48 godzin po zwolnieniu Davide Nicola ponownie zatrudniony jako trener Salernitany
Trener zespołu z Kampanii, którego zawodnikiem jest Krzysztof Piątek, został zwolniony w poniedziałek po upokarzającej porażce z Atalantą 2:8. Po rozmowach z drużyną zmienił jednak zdanie, mimo że w międzyczasie doszedł już do porozumienia z Leonardo Semplicim.
Decyzja Iervolino wydaje się kuriozalna, a biorąc pod uwagę emocje towarzyszące tej porażce, brakowało w niej głębszego przemyślenia i analizy.
Prezydent Salernitany już od jakiegoś czasu zastanawiał się nad zwolnieniem trenera - nie słuchał głosu rozsądku i w poniedziałek rano poinformował go o swojej decyzji, której najwyraźniej nie podzielała duża części zespołu.
Po konfrontacji z niektórymi członkami szatni, Iervolino wycofał się z niej, mimo że już we wtorek osiągnął porozumienie z Semplicim, który był gotowy podpisać kontrakt z Granatą do końca sezonu.
Wybór padł na byłego trenera Cagliari, po sondowaniu możliwości zatrudnienia takich szkoleniowców jak Adrian Mutu, Roberto D'Aversa, Eusebio Di Francesco i Beppe Iachini. Jednak pomimo tej głośnej przegranej nie można było zignorować wcześniejszej pracy Nicoli w klubie. Salernitana ma obecnie dziewięć punktów przewagi nad strefą spadkową Serie A i niemal 20 meczów do rozegrania, a więc sporo okazji do poprawienia rezultatów w swoim drugim sezonie w najwyższej klasie rozgrywkowej we Włoszech.
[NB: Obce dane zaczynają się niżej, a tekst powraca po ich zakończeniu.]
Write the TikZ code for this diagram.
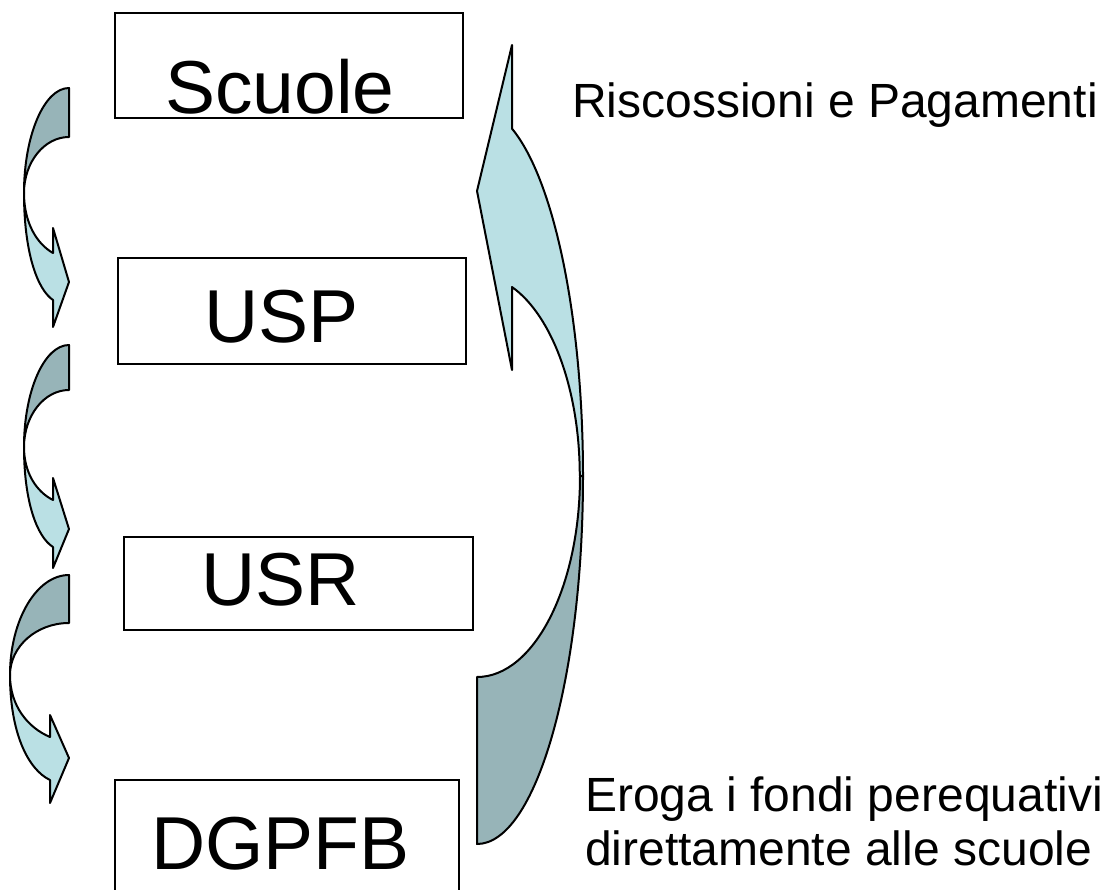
\documentclass[tikz,border=0pt]{standalone}
\usepackage{fontspec}
\setmainfont{Liberation Sans}
\definecolor{darkteal}{HTML}{97B4B8}
\definecolor{lightteal}{HTML}{BAE0E4}
\tikzset{
	frame/.style={draw, line width=1.8pt, inner sep=0pt},
	lab/.style={inner sep=0pt, font=\fontsize{75pt}{90pt}\selectfont},
	note/.style={inner sep=0pt, font=\fontsize{48pt}{54pt}\selectfont},
	backpart/.style={draw, line width=2pt, fill=darkteal, line join=round},
	frontpart/.style={draw, line width=2pt, fill=lightteal, line join=round}
}
\begin{document}
\begin{tikzpicture}[x=1pt, y=-1pt]
	\useasboundingbox (0,0) rectangle (1119,889);
	
	% Kaesten mit Beschriftung
	\foreach \name/\txt/\xa/\ya/\xb/\yb/\xt/\yt in {scuole/Scuole/114/12/462/117/165/113, usp/USP/117/257/465/363/204/342, usr/USR/123/536/472/629/201/605, dgpfb/DGPFB/114/779/458/905/151/869} {
		\node[frame, anchor=north west, minimum width={(\xb-\xa)*1pt}, minimum height={(\yb-\ya)*1pt}] (\name) at (\xa,\ya) {};
		\node[lab, anchor=base west] (\name-txt) at (\xt,\yt) {\txt};
	}
	
	% Kleine Pfeile links
	\foreach \ya/\yb/\yc/\yd/\ye/\yf/\yg/\yh/\xl/\xb in {88/137/193/228/253/282/300/327/24/53, 345/390/447/478/500/529/547/568/24/53, 575/623/675/715/737/758/780/803/10/50} {
		\draw[backpart] (69,\ya) .. controls ({69-0.55*(69-\xl)},\ya) and (\xl,{\yc-0.55*(\yc-\ya)}) .. (\xl,\yc) .. controls (\xl,{\yc-0.55*(\yc-\yb)}) and ({69-0.55*(69-\xl)},\yb) .. (69,\yb) -- cycle;
		\draw[frontpart] (\xl,\yc) .. controls (\xl,{\yc+0.5*(\ye-\yc)}) and ({\xl+0.45*(\xb-\xl)},{\ye-0.15*(\ye-\yc)}) .. (\xb,\ye) -- (\xb,\yd) -- (69,\yf) -- (\xb,\yh) -- (\xb,\yg) .. controls ({\xb-0.55*(\xb-\xl)},{\yg-0.1*(\yg-\yc)}) and (\xl,{\yc+0.55*(\yg-\yc)}) .. (\xl,\yc) -- cycle;
	}
	
	% Grosser Pfeil rechts
	\draw[backpart] (583,476) arc[start angle=0, end angle=90, x radius=106, y radius=368] -- (477,677) arc[start angle=90, end angle=0, x radius=103, y radius=201] -- cycle;
	\draw[frontpart] (512,45) -- (477,191) -- (512,370) -- (512,287) arc[start angle=-70, end angle=0, x radius=103, y radius=201] -- (583,476) arc[start angle=0, end angle=-70.7, x radius=106, y radius=368] -- cycle;
	
	% Texte rechts
	\node[note, anchor=base west] (riscossioni) at (572,117) {Riscossioni e Pagamenti};
	\node[note, anchor=base west] (eroga) at (585,811) {Eroga i fondi perequativi};
	\node[note, anchor=base west] (direttamente) at ([yshift=-54pt]eroga.base west) {direttamente alle scuole};
\end{tikzpicture}
\end{document}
Davide Nicola zabrał głos w sprawie decyzji w poniedziałek za pośrednictwem Instagrama.
Wyjaśnił: "Powiem wam prawdę. Wczoraj otrzymałem telefon od prezydenta Iervolino (...) Poprosiłem prezydenta ze wszystkich sił o ponowne rozpatrzenie środka uniewinniającego, wiedząc, że dotykam strun ludzkiej duszy, która ma głęboką wrażliwość i bardzo chce zbudować inny futbol".
"Ponieważ kocham Salerno i ślepo wierzę w ten projekt" - zakończył szkoleniowiec.
"+Historie ludzi dokonujących wielkich rzeczy+: tak nam zawsze opowiadał Prezydent, który – jak zawsze przyznawałem – był głównym architektem utrzymania w poprzednim sezonie (…) Dziękuję Panu Prezydentowi za ponowne zatrudnienie mnie, to jest dowód na to, że nowy futbol to futbol pełen pasji i serca, i CHCĘ odwdzięczyć się za jego zaufanie z całych sił i z całej pasji, jaką mam".
"Na czele strony sportowej stoi Morgan De Sanctis, któremu dziękuję za mediację, bez której ta operacja nie byłaby możliwa".
Nicola dodał także: "spodziewamy się tygodni ciężkiej pracy i ciągłej konfrontacji, aby osiągnąć nasze cele".
Salernitana i Nicola zmierzą się z kolejnym dużym wyzwaniem w sobotę przeciwko liderowi SSC Napoli, który zawita na Stadio Arechi W Salerno. Kolejna wysoka porażka wydaje się bardzo prawdopodobna, dlatego ta saga może trwać jeszcze dłużej.